Decisiva si è rivelata la scelta degli attori. Mark Wahlberg (anche produttore), è granitico, perfetto per la parte, ma la sua presenza scenica non è limitata al solo fisico (bestiale), in quanto è supportato da valide e riconosciute capacità recitative. Il volto inizia ad essere solcato - meglio: scolpito - dai segni del tempo, guadagnando in credibilità e spessore. Una sicurezza. Ma se sul protagonista, appunto, non c’era alcun dubbio, fantastico è il manipolo di comprimari, presi tra i migliori “specialisti”, ognuno col suo bel carico di tratti distintivi che vanno dai tic a movenze tipiche. Volti balordi, assolutamente credibili, capitanati dai bravissimi Giovanni Ribisi e Ben Foster (non ha certo bisogno di presentazioni), a cui si uniscono il giovane Caleb Landry Jones (rossiccio che rimane impresso), Lukas Haas, Diego Luna (divertentissimo il suo truce criminale Gonzalo) e il grande J.K. Simmons, garanzia assoluta. Mentre la pur brava Kate Beckinsale è sacrificata in nome del primitivo spirito virile riversato sull'opera.

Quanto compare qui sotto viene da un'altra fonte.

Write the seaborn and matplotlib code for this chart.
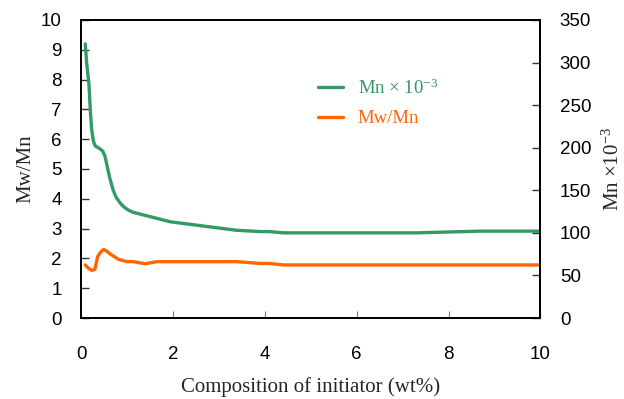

Giusto il finale, un po’ stucchevole, rovina l’atmosfera rude e maschia, ma la canzone di chiusura giunge opportuna a distogliere la parziale delusione.
Naturalmente non si può sottacere sulla natura stessa di Contraband, del suo essere cioè un instant remake (di un film comunque poco noto), e pertanto non scevro da tutte le solite critiche destinate a prodotti del genere, però, almeno in questo caso, sia perché non si tratta di un puro blockbuster (è piuttosto nobile serie b) sia perché non ha pretese improponibili e ridicole (come in altri casi quando affermano di non aver visto l’originale e che la loro è una rivisitazione - ovviamente migliore - e non un "volgare" rifacimento).
Dopotutto questo mondo è assai strano: chiunque saprebbe riconoscere una partita di droga, ma quanti un Pollock da 140 milioni di dollari scambiato - e utilizzato - per tutto il tempo per un consunto (e pure bruttarello) tappetino di uno scassato furgone?